God, why have you forsaken me?
March 25, 2013
Ever attended the New Years Day Parade in Pasadena, Calif.? I recall that on one occasion I watched the last of the parade going east on Colorado Boulevard with viewers close behind. I wondered what it would be like to join the procession. I then recalled an occasion, or two, where I had been to the viewing site. The thought came to me. What would it have been like to go the distance to the viewing site? What would it have been like to go to the Golgotha viewing site on Good Friday to see Jesus’ execution?
At that time, it was Passover time and many Jewish pilgrims marched into Jerusalem in a parade celebrating their deliverance from death in Egypt many years before. Another parade consisted of pure, unblemished lambs being led into the city to be slaughtered so that each household would be provided with the appropriate sacrifice. Specifically, one would be sacrificed in the temple for the forgiveness of the people. Get the picture? The lamb of all lambs, the greatest lamb (of God) would be sacrificed on Good Friday on our behalf.
The great prophet Isaiah declared, hundreds of years before, that Jesus would be a man of sorrows, acquainted with grief (Isaiah 53). He would be abandoned by His friends, falsely beaten and then tortured on a cross that even a Roman criminal could not be asked to face.

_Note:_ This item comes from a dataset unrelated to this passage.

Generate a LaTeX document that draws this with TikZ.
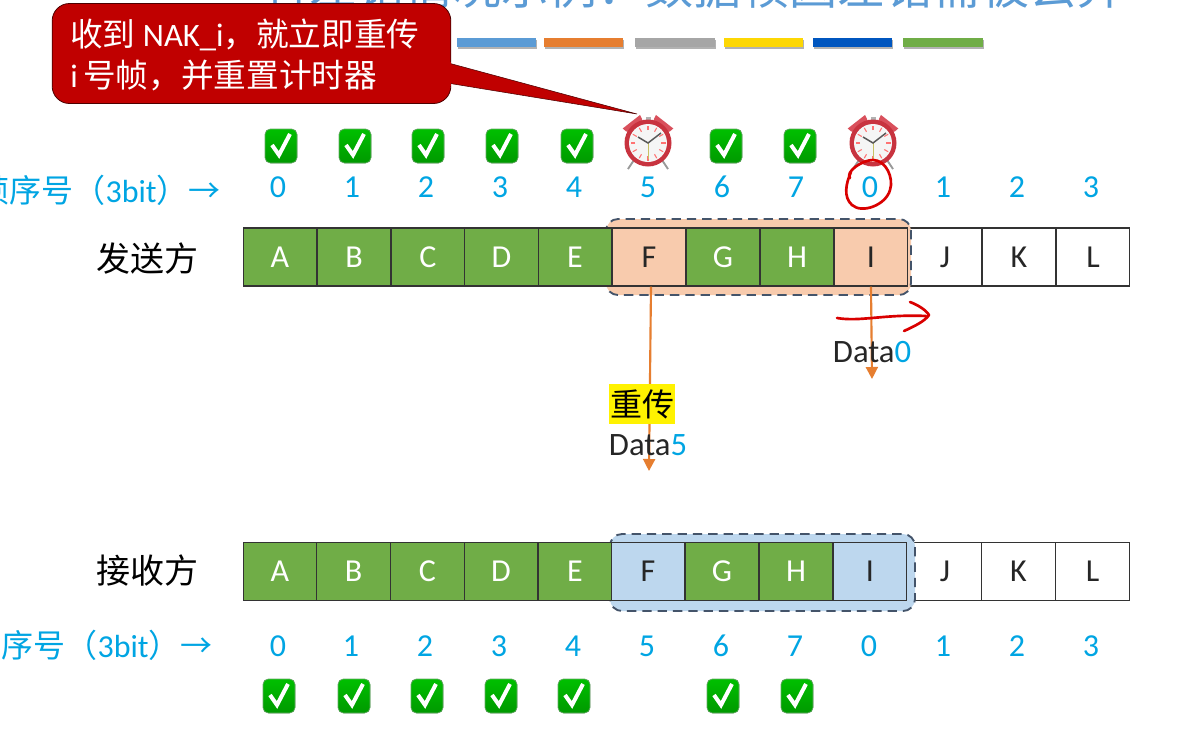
\documentclass[tikz,border=0pt]{standalone}
\usepackage{fontspec}
\setmainfont{Carlito}
\newfontfamily\cjk{Noto Sans CJK SC}
\usetikzlibrary{arrows.meta,calc,shadows}
\definecolor{cellgreen}{HTML}{70AD47}
\definecolor{peach}{HTML}{F8CBAD}
\definecolor{paleblue}{HTML}{BDD7EE}
\definecolor{winborder}{HTML}{44546A}
\definecolor{seqblue}{HTML}{00A5E3}
\definecolor{titleblue}{HTML}{5B9BD5}
\definecolor{tipred}{HTML}{C00000}
\definecolor{arroworange}{HTML}{E67E30}
\definecolor{clockred}{HTML}{C8333F}
\definecolor{bellred}{HTML}{D9505C}
\tikzset{
  x=0.75pt,y=-0.75pt,
  cellbase/.style={draw=black!80,line width=0.8pt,minimum width=55.3pt,minimum height=43.5pt,inner sep=0pt,font=\fontsize{24}{24}\selectfont,anchor=center},
  okcell/.style={cellbase,fill=cellgreen,text=white},
  sendwait/.style={cellbase,fill=peach,text=black!85},
  recvwait/.style={cellbase,fill=paleblue,text=black!85},
  freecell/.style={cellbase,fill=white,text=black!85},
  seqnum/.style={text=seqblue,font=\fontsize{24}{24}\selectfont,inner sep=0pt},
  seqlabel/.style={text=seqblue,font=\fontsize{24}{28}\selectfont,inner sep=0pt},
  sidelabel/.style={text=black,font=\cjk\fontsize{25.5}{30}\selectfont,inner sep=0pt},
  datalabel/.style={text=black!85,font=\fontsize{24.5}{25}\selectfont,inner sep=0pt},
  sendarrow/.style={draw=arroworange,line width=1.6pt,-{Triangle[length=9pt,width=9pt]}},
  winbox/.style={fill=#1,draw=none,rounded corners=9pt},
  windash/.style={draw=winborder,line width=1.4pt,dash pattern=on 7pt off 4.5pt,rounded corners=9pt},
  colorbar/.style={fill=#1,draw=none,drop shadow={shadow xshift=0.4pt,shadow yshift=-1.5pt,opacity=.3,fill=black}},
  ink/.style={draw=red!85!black,line width=2pt,line cap=round,line join=round},
}
\newcommand{\okmark}[2]{%
  \begin{scope}[shift={(#1,#2)}]
    \fill[draw=green!45!black!60,line width=0.5pt,top color=green!75!black,bottom color=green!60!black,rounded corners=4pt] (-16,-17) rectangle (16,17);
    \draw[white,line width=3pt,line join=miter] (-9,-1) -- (-2,9) -- (9,-12);
  \end{scope}}
\newcommand{\clockface}[2]{%
  \begin{scope}[shift={(#1,#2)}]
    \draw[gray!80,line width=1.4pt] (-14,17) -- (-20,26) (14,17) -- (20,26);
    \fill[bellred,rotate=-38] (-11,-27) arc[start angle=180,end angle=0,radius=11] -- cycle;
    \fill[bellred,rotate=38] (-11,-27) arc[start angle=180,end angle=0,radius=11] -- cycle;
    \fill[gray!60] (-2.5,-26) rectangle (2.5,-21);
    \fill[clockred] (0,0) circle[radius=23.5];
    \fill[gray!8] (0,0) circle[radius=19];
    \foreach \a in {0,30,...,330}
      \draw[red!55!white,line width=0.8pt] (\a:13) -- (\a:17.5);
    \draw[gray!50!yellow,line width=0.5pt] (0,0) -- (0,16);
    \draw[black!65,line width=1.1pt] (-10,-6) -- (0,0) -- (13,-10);
  \end{scope}}
\begin{document}
\begin{tikzpicture}
\useasboundingbox (0,0) rectangle (1204,744);
\clip (0,0) rectangle (1204,744);
\fill[white] (0,0) rectangle (1204,744);

% cut-off title
\node[anchor=base east,inner sep=0pt,text=titleblue,font=\cjk\fontsize{36}{36}\selectfont] (title) at (1126,4) {有差错情况示例：数据帧因差错需被丢弃};

% colour bars
\fill[colorbar=titleblue] (457,38) rectangle (536,47);
\fill[colorbar=arroworange] (544,38) rectangle (623,47);
\fill[colorbar={black!35}] (635,38) rectangle (715,47);
\fill[colorbar={yellow!75!orange}] (724,38) rectangle (803,47);
\fill[colorbar={blue!55!cyan!75!black}] (813,38) rectangle (892,47);
\fill[colorbar=cellgreen] (903,38) rectangle (983,47);

% sender row
\foreach \i/\t/\cx in {9/J/945,10/K/1019,11/L/1093}
  \node[freecell] (s\i) at (\cx,257) {\t};
\fill[winbox=peach] (606,219) rectangle (911,295);
\draw[windash] (606,219) rectangle (911,295);
\foreach \i/\t/\cx/\st in {0/A/280/okcell,1/B/354/okcell,2/C/428/okcell,3/D/501.5/okcell,4/E/575/okcell,5/F/649/sendwait,6/G/723/okcell,7/H/797/okcell,8/I/871/sendwait}
  \node[\st] (s\i) at (\cx,257) {\t};

% receiver row
\foreach \i/\t/\cx in {9/J/945,10/K/1018.5,11/L/1092.5}
  \node[freecell] (r\i) at (\cx,571.5) {\t};
\fill[winbox=paleblue] (610,534) rectangle (915,611);
\draw[windash] (610,534) rectangle (915,611);
\foreach \i/\t/\cx/\st in {0/A/280/okcell,1/B/353.5/okcell,2/C/427.5/okcell,3/D/501/okcell,4/E/575/okcell,5/F/648/recvwait,6/G/722/okcell,7/H/796/okcell,8/I/870/recvwait}
  \node[\st] (r\i) at (\cx,571.5) {\t};

% sequence numbers
\foreach \n/\t/\cx in {0/0/278,1/1/352,2/2/426,3/3/500,4/4/574,5/5/648,6/6/722,7/7/796,8/0/870,9/1/943,10/2/1017,11/3/1091}
  \node[seqnum] (sn\n) at (\cx,187) {\t};
\foreach \n/\t/\cx in {0/0/278,1/1/351,2/2/425,3/3/499,4/4/573,5/5/647,6/6/721,7/7/795,8/0/869,9/1/943,10/2/1017,11/3/1091}
  \node[seqnum] (rn\n) at (\cx,646) {\t};

\node[seqlabel,anchor=east] (slabel) at (221,190) {{\cjk 帧序号（}3bit{\cjk ）→}};
\node[seqlabel,anchor=east] (rlabel) at (213,645) {{\cjk 帧序号（}3bit{\cjk ）→}};
\node[sidelabel] (sender) at (147,259) {发送方};
\node[sidelabel] (receiver) at (147,571) {接收方};

% marks
\foreach \cx in {281,355,428,502,577,726,800} { \okmark{\cx}{146} }
\foreach \cx in {279,354,427,501,574,723,797} { \okmark{\cx}{696} }
\clockface{648}{143}
\clockface{873}{143}

% sending arrows and labels
\coordinate (f5end) at (649,471);
\coordinate (i0end) at (872,379);
\draw[sendarrow] ([xshift=1.5pt]s5.south) -- (f5end);
\draw[sendarrow] (s8.south) -- (i0end);
\node[datalabel,anchor=center] (data0) at (872,352) {Data\textcolor{seqblue}{0}};
\node[datalabel,anchor=center] (data5) at (648,445) {Data\textcolor{seqblue}{5}};
\node[fill=yellow,text=black,font=\cjk\fontsize{24}{24}\selectfont,inner sep=0pt,minimum width=49.5pt,minimum height=30pt] (retx) at (642,404) {重传};

% callout
\node[draw=red!30!black,line width=0.6pt,fill=tipred,rounded corners=13pt,minimum width=299pt,minimum height=75pt,inner sep=0pt] (callout) at (251.5,53.5) {};
\coordinate (tiptop) at ($(callout.east)+(-1,10)$);
\coordinate (tipbot) at ($(callout.east)+(-1,30)$);
\coordinate (tipend) at (637,114);
\fill[tipred,draw=red!30!black,line width=0.4pt] (tiptop) -- (tipend) -- (tipbot) -- cycle;
\fill[tipred] ($(callout.east)+(-3,8)$) rectangle ($(callout.east)+(-0.5,32)$);
\node[anchor=west,text=white,inner sep=0pt,font=\fontsize{24.5}{25}\selectfont] (tipa) at (70,35) {{\cjk 收到 }NAK\_i{\cjk ，就立即重传}};
\node[anchor=west,text=white,inner sep=0pt,font=\fontsize{24.5}{25}\selectfont] (tipb) at (70,75) {i\,{\cjk 号帧，并重置计时器}};

% hand-drawn ink
\draw[ink] (850,178) .. controls (845,172) and (862,160) .. (873,160) .. controls (886,160) and (894,178) .. (890,190) .. controls (886,205) and (862,214) .. (852,205) .. controls (843,197) and (846,183) .. (851,172);
\draw[ink] (837,318) .. controls (860,322) and (885,314) .. (926,316);
\draw[ink] (910,302) .. controls (918,305) and (926,310) .. (929,315) .. controls (925,321) and (915,326) .. (904,331);
\end{tikzpicture}
\end{document}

Before being sacrificed, the High Priest would examine the lamb chosen to be sacrificed to insure that it was pure and unblemished. The pure, unblemished Lamb of God would be examined by Pilot and be found innocent as Pilot declared, “I find no fault in Him,” and then take a bum rap on our behalf.
Jesus rides in to town to take away our sin, yes. Yet, he also rides in to know physical pain, the pain of our minds and souls that can be hurt and broken. The writer of Hebrews said that we have a High Priest who can sympathize with us because He has faced the test (Hebrews 4:14-16).
We can boldly, confidently, and with assurance approach our Savior who knows what it’s like to be abandoned by friends, falsely accused, get the raw end of the deal, and finally bear unreasonable physical pain. His final words were “My God, why have you forsaken me? Have any of those words come close to your feelings?
The parade begins this Sunday, Palm Sunday with the cries of Hosanna (“Save us”), as the conquering Jesus is welcomed. He rides into town surprisingly on a simple mule, but one that has never been ridden and yet is not thrown off. Do you think the mule knows that his creator is on board?
Jesus beckons us all. Hear his words: “Come unto me all you who are weary and are carrying heavy burdens and I will give you rest” (Matthew 11:28). I invite you to follow the parade — all the way to the viewing area and see what has been done just for you.
Pastor Bill Baltz is a member of the Carson Valley Ministers’ Association.